▶ [Material provided]
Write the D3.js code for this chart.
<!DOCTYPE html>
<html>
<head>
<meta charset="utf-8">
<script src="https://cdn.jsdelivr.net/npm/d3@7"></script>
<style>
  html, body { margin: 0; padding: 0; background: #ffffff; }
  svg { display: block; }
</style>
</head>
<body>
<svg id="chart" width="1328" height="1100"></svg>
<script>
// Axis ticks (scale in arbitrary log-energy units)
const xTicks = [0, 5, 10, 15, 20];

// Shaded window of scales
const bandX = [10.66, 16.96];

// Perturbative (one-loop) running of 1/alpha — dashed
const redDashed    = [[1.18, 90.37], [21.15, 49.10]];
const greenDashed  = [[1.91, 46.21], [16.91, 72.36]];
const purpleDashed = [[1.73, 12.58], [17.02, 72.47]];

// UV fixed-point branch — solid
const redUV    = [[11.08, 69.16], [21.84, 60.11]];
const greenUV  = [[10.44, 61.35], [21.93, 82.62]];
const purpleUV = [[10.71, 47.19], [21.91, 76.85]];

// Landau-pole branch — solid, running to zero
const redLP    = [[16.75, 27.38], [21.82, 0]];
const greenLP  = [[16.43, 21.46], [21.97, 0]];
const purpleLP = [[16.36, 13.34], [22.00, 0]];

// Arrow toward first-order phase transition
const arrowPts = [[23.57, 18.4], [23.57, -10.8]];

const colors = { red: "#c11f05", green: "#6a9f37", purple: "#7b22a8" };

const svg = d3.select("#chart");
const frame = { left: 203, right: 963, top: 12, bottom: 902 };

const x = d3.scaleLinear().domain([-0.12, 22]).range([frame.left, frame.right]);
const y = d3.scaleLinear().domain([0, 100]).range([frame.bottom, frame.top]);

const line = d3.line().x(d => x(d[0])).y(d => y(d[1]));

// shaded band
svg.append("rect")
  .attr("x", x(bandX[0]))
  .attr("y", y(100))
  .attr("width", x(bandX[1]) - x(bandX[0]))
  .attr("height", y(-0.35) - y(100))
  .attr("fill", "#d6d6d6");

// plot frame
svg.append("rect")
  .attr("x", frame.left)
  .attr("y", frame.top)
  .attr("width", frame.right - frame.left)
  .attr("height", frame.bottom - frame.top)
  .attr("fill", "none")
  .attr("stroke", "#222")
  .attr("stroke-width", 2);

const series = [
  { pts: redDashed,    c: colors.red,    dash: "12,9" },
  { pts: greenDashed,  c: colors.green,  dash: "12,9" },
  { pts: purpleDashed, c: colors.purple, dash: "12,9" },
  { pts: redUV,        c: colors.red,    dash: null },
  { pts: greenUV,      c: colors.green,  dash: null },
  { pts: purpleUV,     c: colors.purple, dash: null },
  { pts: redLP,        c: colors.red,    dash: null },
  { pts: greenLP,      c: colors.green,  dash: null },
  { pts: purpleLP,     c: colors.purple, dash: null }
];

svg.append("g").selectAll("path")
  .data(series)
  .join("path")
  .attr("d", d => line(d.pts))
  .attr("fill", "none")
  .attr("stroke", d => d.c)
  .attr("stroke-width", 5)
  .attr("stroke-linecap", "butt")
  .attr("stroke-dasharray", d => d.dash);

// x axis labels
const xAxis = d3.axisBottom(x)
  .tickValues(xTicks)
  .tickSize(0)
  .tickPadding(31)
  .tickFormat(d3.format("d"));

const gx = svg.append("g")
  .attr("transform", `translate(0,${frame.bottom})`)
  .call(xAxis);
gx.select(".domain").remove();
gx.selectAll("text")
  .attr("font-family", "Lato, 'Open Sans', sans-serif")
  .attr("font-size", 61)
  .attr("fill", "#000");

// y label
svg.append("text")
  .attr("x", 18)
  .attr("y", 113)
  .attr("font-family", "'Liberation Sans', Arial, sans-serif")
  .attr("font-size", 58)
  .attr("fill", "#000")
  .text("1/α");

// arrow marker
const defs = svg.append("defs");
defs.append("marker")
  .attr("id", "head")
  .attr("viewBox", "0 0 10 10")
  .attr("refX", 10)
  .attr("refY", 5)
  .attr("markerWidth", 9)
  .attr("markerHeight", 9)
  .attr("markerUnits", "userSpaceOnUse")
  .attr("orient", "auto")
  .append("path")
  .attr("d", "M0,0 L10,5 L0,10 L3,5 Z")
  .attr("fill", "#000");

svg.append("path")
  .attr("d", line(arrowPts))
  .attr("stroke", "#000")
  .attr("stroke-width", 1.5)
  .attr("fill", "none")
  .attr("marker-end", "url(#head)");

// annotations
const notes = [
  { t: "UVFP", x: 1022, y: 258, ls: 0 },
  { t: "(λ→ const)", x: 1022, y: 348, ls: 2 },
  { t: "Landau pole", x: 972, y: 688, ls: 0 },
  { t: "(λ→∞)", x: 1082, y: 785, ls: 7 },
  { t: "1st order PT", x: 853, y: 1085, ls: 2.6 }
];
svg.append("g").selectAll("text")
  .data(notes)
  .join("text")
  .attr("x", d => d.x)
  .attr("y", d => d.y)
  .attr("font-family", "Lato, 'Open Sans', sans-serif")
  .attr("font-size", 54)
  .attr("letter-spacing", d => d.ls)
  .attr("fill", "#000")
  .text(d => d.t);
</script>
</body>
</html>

▶ [Goal] In this exercise, copy only the lines from the opening line of the material through the line where "const purpleDashed = [[1.73, 12.58], [17.02, 72.47]];" appears.

▶ [Result below]
Write the D3.js code for this chart.
<!DOCTYPE html>
<html>
<head>
<meta charset="utf-8">
<script src="https://cdn.jsdelivr.net/npm/d3@7"></script>
<style>
  html, body { margin: 0; padding: 0; background: #ffffff; }
  svg { display: block; }
</style>
</head>
<body>
<svg id="chart" width="1328" height="1100"></svg>
<script>
// Axis ticks (scale in arbitrary log-energy units)
const xTicks = [0, 5, 10, 15, 20];

// Shaded window of scales
const bandX = [10.66, 16.96];

// Perturbative (one-loop) running of 1/alpha — dashed
const redDashed    = [[1.18, 90.37], [21.15, 49.10]];
const greenDashed  = [[1.91, 46.21], [16.91, 72.36]];
const purpleDashed = [[1.73, 12.58], [17.02, 72.47]];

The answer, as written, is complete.